The 2018 Oscars were a couple of weeks ago, but the film industry is still talking about one memorable moment from the night. If you watched the awards show, you probably remember Frances McDormand’s badass acceptance speech for Best Actress, which included her having all of the female nominees in the room stand up to receive applause—but the words that producers, directors, and actors are hung up on came at the end. “I have two words to leave with you tonight, ladies and gentlemen,” she said: “Inclusion. Rider.”
In the weeks since, more and more big names in Hollywood are getting on board with inclusion riders. Black Panther star Michael B. Jordan said that his company will adopt them, as did Matt Damon and Ben Affleck. But what, exactly, is an inclusion rider—and can they make a difference in Hollywood?
The term has to do with the business side of the movie industry. According to Stacy Smith, an academic who pioneered the term in a TED Talk last year, an inclusion rider is a stipulation in a film contract that demands balanced representation in hiring for the production, on screen and off screen. The goal is to get films to be accurate representations of the world today, which entails hiring more women, members of minorities, LGBTQ–identifying individuals, and people with disabilities, among other things. Inclusion riders can apply to minor characters and extras, and can be extended to the film’s crew as well as the cast—while director Ava Duvernay has not historically utilized inclusion riders in her contracts, she asserted her own commitment to seeking out diversity behind the camera. She told Elle, “It takes extra work to find woman gaffers and woman lighting technicians. But it’s worth it.” In an industry where it’s not unheard of for sought–after stars to be paid millions of dollars for a single film, the logic goes that inclusion riders have huge potential—if famous and powerful players demand them.
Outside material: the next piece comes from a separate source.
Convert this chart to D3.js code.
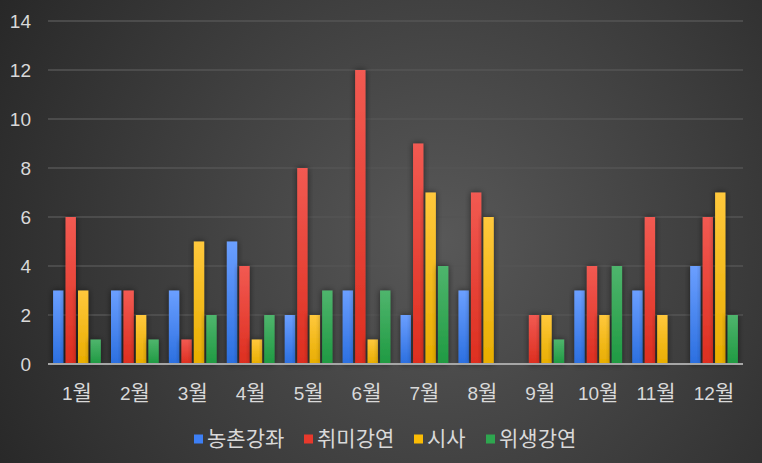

But why are they needed? Advocates for inclusion riders believe it’s fairly clear that Hollywood has a diversity problem—and they have evidence. Studies, like ones that Smith has conducted as part of her work at the University of Southern California, reveal shocking truths, like the fact that only seven percent of film casts have ethnic makeups that accurately reflect the United States population. But audiences didn’t need those numbers a few years ago to know there was a problem when the #OscarsSoWhite hashtag emerged, criticizing a lack of racial diversity among Oscar nominees. In an era where more people are agreeing that representation matters, something has to be done to remedy this problem: inclusion riders seem like a potentially powerful and effective way to go about it.
However, the concept of inclusion riders has faced criticism. Conservative publications have derided inclusion riders as just another “quota system,” but even some writers sympathetic to the cause of diversity in productions—such as Eriq Gardner of the Hollywood Reporter—have urged caution. They are referring to the idea that inclusion riders are a “cure all” that fails to address underlying problems in Hollywood and moves the push for inclusion from public conversation to back room deals. For his part, Reed Hastings of Netflix, which has been praised for creating diverse content, has said the company has no interest in the inflexibility of legal inclusion riders. He told USA Today, "We’re trying to do things creatively.”
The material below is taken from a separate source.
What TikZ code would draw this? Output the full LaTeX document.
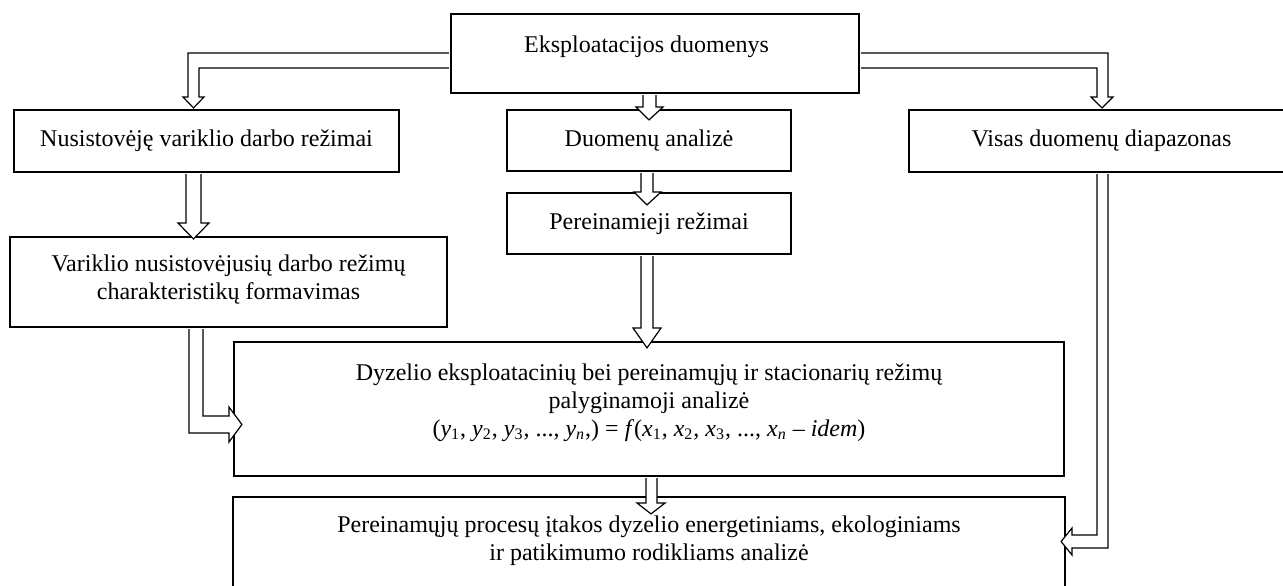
\documentclass[tikz,border=0pt]{standalone}
\usepackage{fontspec}
\setmainfont{Liberation Serif}
\usepackage{tikz}
\usetikzlibrary{calc,backgrounds}
\newcommand{\vy}[1]{\textit{y}\textsubscript{#1}}
\newcommand{\vx}[1]{\textit{x}\textsubscript{#1}}
\tikzset{
  box/.style={draw=black,line width=1.1pt,fill=white,inner sep=0pt,align=center,font=\fontsize{12}{13.85}\selectfont},
  hollow/.style={draw=black,line width=.6pt,fill=white,line join=miter},
}
\begin{document}
\begin{tikzpicture}[x=0.5pt,y=-0.5pt]
  \path[use as bounding box] (0,0) rectangle (1283,585);
  \clip (0,0) rectangle (1283,585);
  \node[box,minimum width=204pt,minimum height=39.5pt,text depth=9.6pt] (data) at (655,53.5) {Eksploatacijos duomenys\hspace*{8.5pt}};
  \node[box,minimum width=192.5pt,minimum height=31pt] (steady) at (206.5,141) {Nusistovėję variklio darbo režimai};
  \node[box,minimum width=142pt,minimum height=30.5pt] (analysis) at (649,140.5) {Duomenų analizė};
  \node[box,minimum width=192.5pt,minimum height=31pt] (range) at (1101.5,141) {Visas duomenų diapazonas};
  \node[box,minimum width=142pt,minimum height=30.5pt] (transient) at (649,223.5) {Pereinamieji režimai};
  \node[box,minimum width=218.5pt,minimum height=45pt,text depth=5pt] (charact) at (228.5,282) {Variklio nusistovėjusių darbo režimų\\charakteristikų formavimas};
  \node[box,minimum width=415pt,minimum height=67pt,text depth=9pt] (compare) at (649,409) {Dyzelio eksploatacinių bei pereinamųjų ir stacionarių režimų\\palyginamoji analizė\\(\vy{1}, \vy{2}, \vy{3}, ..., \vy{\textit{n}},) = \textit{f}(\vx{1}, \vx{2}, \vx{3}, ..., \vx{\textit{n}} – \textit{idem})};
  \node[box,draw=none,fill=none,minimum width=415pt,minimum height=57pt,text depth=16.5pt] (impact) at (649,555) {Pereinamųjų procesų įtakos dyzelio energetiniams, ekologiniams\\ir patikimumo rodikliams analizė};
  % block arrows
  \draw[hollow] ($(data.west |- 0,53)+(-1,0)$) -- (188,53) -- (188,97) -- (183,97) -- ($(193.5,0 |- steady.north)+(0,-1)$) -- (204,97) -- (199,97) -- (199,68) -- ($(data.west |- 0,68)+(-1,0)$);
  \draw[hollow] ($(data.east |- 0,53)+(1,0)$) -- (1108,53) -- (1108,97) -- (1113,97) -- ($(1102,0 |- range.north)+(0,-1)$) -- (1091,97) -- (1097,97) -- (1097,68) -- ($(data.east |- 0,68)+(1,0)$);
  \draw[hollow] ($(643,0 |- data.south)+(0,1)$) -- (643,107) -- (636,107) -- ($(649,0 |- analysis.north)+(0,11)$) -- (663,107) -- (656,107) -- ($(656,0 |- data.south)+(0,1)$);
  \draw[hollow] ($(641,0 |- analysis.south)+(0,1)$) -- (641,192) -- (634,192) -- ($(647,0 |- transient.north)+(0,13)$) -- (661,192) -- (653,192) -- ($(653,0 |- analysis.south)+(0,1)$);
  \draw[hollow] ($(641,0 |- transient.south)+(0,1)$) -- (641,328) -- (633,328) -- ($(647,0 |- compare.north)+(0,7)$) -- (661,328) -- (653,328) -- ($(653,0 |- transient.south)+(0,1)$);
  \draw[hollow] ($(186,0 |- steady.south)+(0,1)$) -- (186,223) -- (178,223) -- ($(193.5,0 |- charact.north)+(0,3)$) -- (209,223) -- (201,223) -- ($(201,0 |- steady.south)+(0,1)$);
  \draw[hollow] ($(189,0 |- charact.south)+(0,1)$) -- (189,433) -- (229,433) -- (229,442) -- ($(compare.west |- 0,424.5)+(9,0)$) -- (229,407) -- (229,416) -- (203,416) -- ($(203,0 |- charact.south)+(0,1)$);
  \draw[hollow] ($(1097,0 |- range.south)+(0,1)$) -- (1097,535) -- (1072,535) -- (1072,528) -- ($(impact.east |- 0,541.5)+(-4,0)$) -- (1072,555) -- (1072,548) -- (1108,548) -- ($(1108,0 |- range.south)+(0,1)$);
  \begin{scope}[on background layer]
    \draw[line width=1.1pt] (impact.north west) rectangle (impact.south east);
    \draw[hollow] ($(646,0 |- compare.south)+(0,1)$) -- (646,503) -- (637,503) -- ($(651,0 |- impact.north)+(0,17)$) -- (665,503) -- (657,503) -- ($(657,0 |- compare.south)+(0,1)$);
  \end{scope}
\end{tikzpicture}
\end{document}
Overall, the biggest problem with inclusion riders is also their biggest potential strength: they’re new. They haven’t been in popular use before—and because of this, they have as much potential to change things as they do to flop. McDormand herself admitted that she had only first heard the term shortly before she used it in her acceptance speech: “I just found out about this last week,” she said bluntly, during a post–Oscars backstage interview.
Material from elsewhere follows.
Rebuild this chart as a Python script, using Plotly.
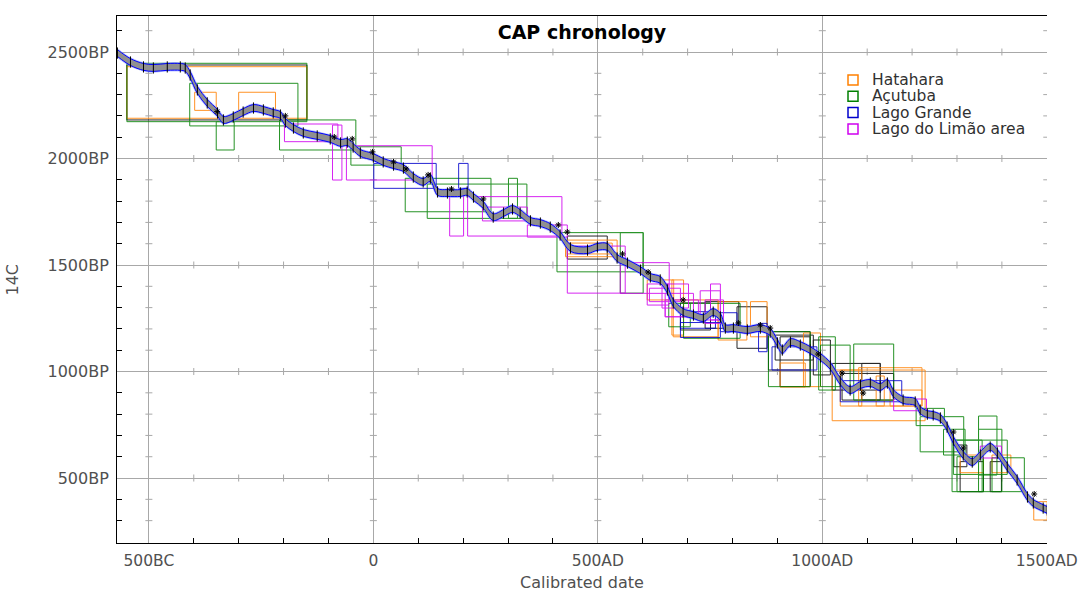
import plotly.graph_objects as go

# ---------------- data ----------------
CURVE_X = [-570, -541, -512, -490, -459, -430, -419, -408, -392, -370, -347, -334, -312, -290, -267, -245,
           -223, -207, -196, -178, -156, -125, -96, -73, -58, -45, -29, 0, 22, 45, 67, 89, 111, 127, 143,
           165, 194, 209, 223, 245, 267, 290, 310, 327, 350, 372, 394, 416, 439, 477, 499, 521, 543, 566,
           595, 617, 639, 655, 668, 690, 713, 735, 757, 773, 784, 802, 833, 862, 884, 900, 911, 929, 951,
           973, 996, 1018, 1040, 1062, 1085, 1107, 1129, 1145, 1158, 1180, 1207, 1218, 1234, 1247, 1263,
           1278, 1292, 1314, 1334, 1352, 1374, 1390, 1412, 1434, 1457, 1470, 1492, 1501]
CURVE_Y = [2495, 2453, 2430, 2425, 2430, 2430, 2425, 2392, 2322, 2261, 2214, 2181, 2195, 2218, 2237, 2228,
           2214, 2204, 2171, 2143, 2120, 2106, 2092, 2073, 2077, 2054, 2026, 2007, 1984, 1969, 1955, 1913,
           1890, 1908, 1843, 1838, 1838, 1843, 1819, 1782, 1725, 1744, 1763, 1744, 1707, 1697, 1678, 1641,
           1580, 1570, 1585, 1585, 1533, 1509, 1476, 1444, 1430, 1383, 1322, 1279, 1265, 1251, 1279, 1256,
           1204, 1204, 1195, 1204, 1185, 1134, 1101, 1138, 1124, 1101, 1068, 1026, 955, 913, 937, 946, 927,
           946, 899, 866, 857, 819, 800, 796, 782, 739, 678, 608, 575, 608, 646, 617, 552, 491, 411, 383,
           359, 350]
CURVE_SIGMA = 16

# boxes: calibrated range (x0, x1) and 14C range (y0, y1)
HAT_X0 = [-549, -398, -300, 428, 432, 665, 668, 768, 840, 1022, 1040, 1081, 1120, 1151, 1307, 1378, 1471, 610, 958, 906]
HAT_X1 = [-148, -350, -218, 543, 532, 691, 768, 832, 877, 1229, 1088, 1222, 1138, 1222, 1359, 1420, 1501, 669, 996, 962]
HAT_Y0 = [2189, 2226, 2226, 1539, 1552, 1171, 1163, 1148, 1163, 769, 838, 838, 838, 838, 525, 525, 303, 1336, 929, 927]
HAT_Y1 = [2431, 2311, 2311, 1617, 1603, 1430, 1336, 1328, 1328, 1007, 1007, 1018, 979, 913, 608, 608, 389, 1430, 1181, 1040]

ACU_X0 = [-549, -409, -350, -209, -50, 71, 120, 301, 409, 550, 658, 691, 880, 992, 996, 1070, 1209, 1218, 1270, 1289, 1300, 1348, 1348, 1378, 1292]
ACU_X1 = [-148, -168, -310, -39, 62, 262, 342, 321, 601, 601, 706, 817, 973, 1029, 1062, 1159, 1272, 1315, 1318, 1356, 1359, 1389, 1400, 1450, 1412]
ACU_Y0 = [2173, 2153, 2040, 2040, 1969, 1750, 1719, 1719, 1468, 1368, 1210, 1156, 929, 913, 929, 866, 746, 623, 608, 436, 436, 514, 436, 436, 517]
ACU_Y1 = [2447, 2353, 2173, 2181, 2055, 1907, 1880, 1907, 1652, 1652, 1320, 1320, 1187, 1163, 1124, 1129, 827, 788, 729, 678, 600, 791, 729, 595, 678]

LAG_X0 = [1, 190, 684, 773, 858, 888, 1040, 684]
LAG_X1 = [140, 211, 762, 810, 877, 988, 1177, 773]
LAG_Y0 = [1860, 1860, 1203, 1187, 1093, 1007, 858, 1160]
LAG_Y1 = [1977, 1977, 1281, 1276, 1226, 1116, 957, 1230]

LIM_X0 = [-198, -91, -60, 170, 210, 243, 343, 432, 550, 610, 643, 615, 650, 650, 728, 751, 739, 1159, 1352]
LIM_X1 = [-79, -70, 131, 201, 420, 343, 432, 561, 659, 658, 702, 684, 713, 724, 773, 773, 780, 1232, 1399]
LIM_Y0 = [2079, 1899, 1899, 1636, 1636, 1707, 1631, 1368, 1367, 1312, 1298, 1328, 1257, 1257, 1242, 1242, 1226, 816, 594]
LIM_Y1 = [2162, 2157, 2060, 1829, 1821, 1772, 1688, 1589, 1511, 1411, 1411, 1391, 1367, 1336, 1379, 1411, 1336, 871, 650]

OTH_X0 = [-549, 432, 739, 810, 880, 906, 895, 1022, 1044, 1088, 1293, 1307, 1374, 684, 980]
OTH_X1 = [-148, 521, 814, 877, 973, 973, 980, 1129, 1159, 1129, 1322, 1359, 1399, 751, 1018]
OTH_Y0 = [2181, 1528, 1203, 1109, 1007, 929, 1054, 913, 866, 866, 553, 436, 436, 1195, 984]
OTH_Y1 = [2439, 1636, 1328, 1304, 1187, 1163, 1171, 1038, 991, 1038, 655, 577, 577, 1322, 1148]

STAR_X = [-348, -196, -87, -47, -2, 45, 73, 122, 174, 245, 412, 432, 555, 612, 690, 813, 862, 884, 991, 1044, 1091, 1292, 1314, 1472]
STAR_Y = [2220, 2200, 2101, 2092, 2031, 1984, 1951, 1923, 1857, 1810, 1688, 1655, 1552, 1467, 1336, 1228, 1218, 1204, 1082, 993, 899, 716, 641, 425]

SITES = ["Hatahara", "Açutuba", "Lago Grande", "Lago do Limão area"]
X_TICKS = [-500, 0, 500, 1000, 1500]
X_LABELS = ["500BC", "0", "500AD", "1000AD", "1500AD"]
Y_TICKS = [500, 1000, 1500, 2000, 2500]
Y_LABELS = ["500BP", "1000BP", "1500BP", "2000BP", "2500BP"]
X_MINOR = [v for v in range(-500, 1501, 100) if v not in X_TICKS]
Y_MINOR = [v for v in range(300, 2701, 100) if v not in Y_TICKS]

COLORS = ["#ff8000", "#008000", "#0000cc", "#d000f0"]
GRID = "#a8a8a8"
FONT = "DejaVu Sans, Arial, sans-serif"
TXT = "#505050"


def rect_path(x0s, x1s, y0s, y1s):
    xs, ys = [], []
    for a, b, c, d in zip(x0s, x1s, y0s, y1s):
        xs += [a, b, b, a, a, None]
        ys += [c, c, d, d, c, None]
    return xs, ys


fig = go.Figure()

# gridline cross marks (OxCal style)
cx, cy = [], []
for yv in Y_TICKS:
    for xv in X_MINOR:
        cx.append(xv); cy.append(yv)
fig.add_trace(go.Scatter(x=cx, y=cy, mode="markers", hoverinfo="skip", showlegend=False,
                         marker=dict(symbol="line-ns-open", size=5, color=GRID, line=dict(color=GRID, width=1))))
cx, cy = [], []
for xv in X_TICKS:
    for yv in Y_MINOR:
        cx.append(xv); cy.append(yv)
fig.add_trace(go.Scatter(x=cx, y=cy, mode="markers", hoverinfo="skip", showlegend=False,
                         marker=dict(symbol="line-ew-open", size=5, color=GRID, line=dict(color=GRID, width=1))))

groups = [
    (OTH_X0, OTH_X1, OTH_Y0, OTH_Y1, "#000000"),
    (HAT_X0, HAT_X1, HAT_Y0, HAT_Y1, COLORS[0]),
    (ACU_X0, ACU_X1, ACU_Y0, ACU_Y1, COLORS[1]),
    (LAG_X0, LAG_X1, LAG_Y0, LAG_Y1, COLORS[2]),
    (LIM_X0, LIM_X1, LIM_Y0, LIM_Y1, COLORS[3]),
]
for x0s, x1s, y0s, y1s, col in groups:
    xs, ys = rect_path(x0s, x1s, y0s, y1s)
    fig.add_trace(go.Scatter(x=xs, y=ys, mode="lines", showlegend=False, hoverinfo="skip",
                             line=dict(color=col, width=1), opacity=0.85))

# calibration curve band
upper = [v + CURVE_SIGMA for v in CURVE_Y]
lower = [v - CURVE_SIGMA for v in CURVE_Y]
for ys_ in (upper, lower):
    fig.add_trace(go.Scatter(x=CURVE_X, y=ys_, mode="lines", showlegend=False, hoverinfo="skip",
                             line=dict(color="rgba(110,130,255,0.45)", width=2.5, shape="spline")))
fig.add_trace(go.Scatter(x=CURVE_X, y=upper, mode="lines", showlegend=False, hoverinfo="skip",
                         line=dict(color="#0000ff", width=1, shape="spline")))
fig.add_trace(go.Scatter(x=CURVE_X, y=lower, mode="lines", showlegend=False, hoverinfo="skip",
                         fill="tonexty", fillcolor="#909090", line=dict(color="#0000ff", width=1, shape="spline")))
fig.add_trace(go.Scatter(x=CURVE_X, y=CURVE_Y, mode="markers", showlegend=False, hoverinfo="skip",
                         marker=dict(symbol="line-ns-open", size=8, color="#000000",
                                     line=dict(color="#000000", width=1))))

# asterisks
fig.add_trace(go.Scatter(x=STAR_X, y=STAR_Y, mode="markers", showlegend=False, hoverinfo="skip",
                         marker=dict(symbol="asterisk-open", size=5, color="#000000",
                                     line=dict(color="#000000", width=1))))

# legend (drawn in paper coordinates: open squares + labels)
PLOT_L, PLOT_T, PLOT_W, PLOT_H = 117, 16, 930, 527
for i, (name, col) in enumerate(zip(SITES, COLORS)):
    fy = 80 + 16.3 * i
    py = (PLOT_T + PLOT_H - fy) / PLOT_H
    sx0 = (848 - PLOT_L) / PLOT_W
    sx1 = (858 - PLOT_L) / PLOT_W
    hh = 5 / PLOT_H
    fig.add_shape(type="rect", xref="paper", yref="paper", x0=sx0, x1=sx1, y0=py - hh, y1=py + hh,
                  line=dict(color=col, width=1.5), fillcolor="rgba(0,0,0,0)")
    fig.add_annotation(xref="paper", yref="paper", x=(870 - PLOT_L) / PLOT_W, y=py, text=name,
                       showarrow=False, xanchor="left", yanchor="middle",
                       font=dict(family=FONT, size=15.5, color="#303030"))

# y-axis title placed as a rotated annotation
fig.add_annotation(xref="paper", yref="paper", x=(12 - PLOT_L) / PLOT_W, y=0.5, text="14C",
                   textangle=-90, showarrow=False, xanchor="center", yanchor="middle",
                   font=dict(family=FONT, size=16, color=TXT))

fig.update_layout(
    width=1079, height=592,
    margin=dict(l=117, r=32, t=16, b=49, autoexpand=False),
    paper_bgcolor="white", plot_bgcolor="white",
    font=dict(family=FONT, size=16, color=TXT),
    title=dict(text="<b>CAP chronology</b>", x=0.5, xanchor="center", xref="paper",
               y=1 - 32 / 592, yanchor="middle", yref="container",
               font=dict(size=19, color="#000000", family=FONT)),
    showlegend=False,
)
fig.update_xaxes(range=[-571, 1500.5], tickmode="array", tickvals=X_TICKS, ticktext=X_LABELS,
                 showgrid=True, gridcolor=GRID, gridwidth=1, zeroline=False, automargin=False,
                 showline=True, linecolor="#000000", linewidth=1, mirror=True,
                 ticks="", ticklabelstandoff=3, tickfont=dict(size=15.5, color=TXT),
                 title=dict(text="Calibrated date", standoff=10, font=dict(size=16, color=TXT)),
                 minor=dict(tickvals=X_MINOR, ticks="inside", ticklen=5, tickcolor="#000000", showgrid=False))
fig.update_yaxes(range=[195, 2669], tickmode="array", tickvals=Y_TICKS, ticktext=Y_LABELS,
                 showgrid=True, gridcolor=GRID, gridwidth=1, zeroline=False, automargin=False,
                 showline=True, linecolor="#000000", linewidth=1, mirror=False,
                 ticks="", ticklabelstandoff=4, tickfont=dict(size=16, color=TXT),
                 minor=dict(tickvals=Y_MINOR, ticks="inside", ticklen=5, tickcolor="#000000", showgrid=False))

fig.write_html("out.html", config={"displayModeBar": False},
               post_script="document.body.style.margin='0';document.body.style.overflow='hidden';")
Ultimately, for just about everyone—both in the film industry and outside of it—inclusion riders are new, and it remains to be seen whether or not they’ll work. “After 35 years of being in the film business, we're not going back,” McDormand asserted. These are hopeful, inspiring, and forceful words, but the battle for a more diverse industry isn’t over yet and won’t be anytime soon; inclusion riders or not, only time will tell if Hollywood will move forward.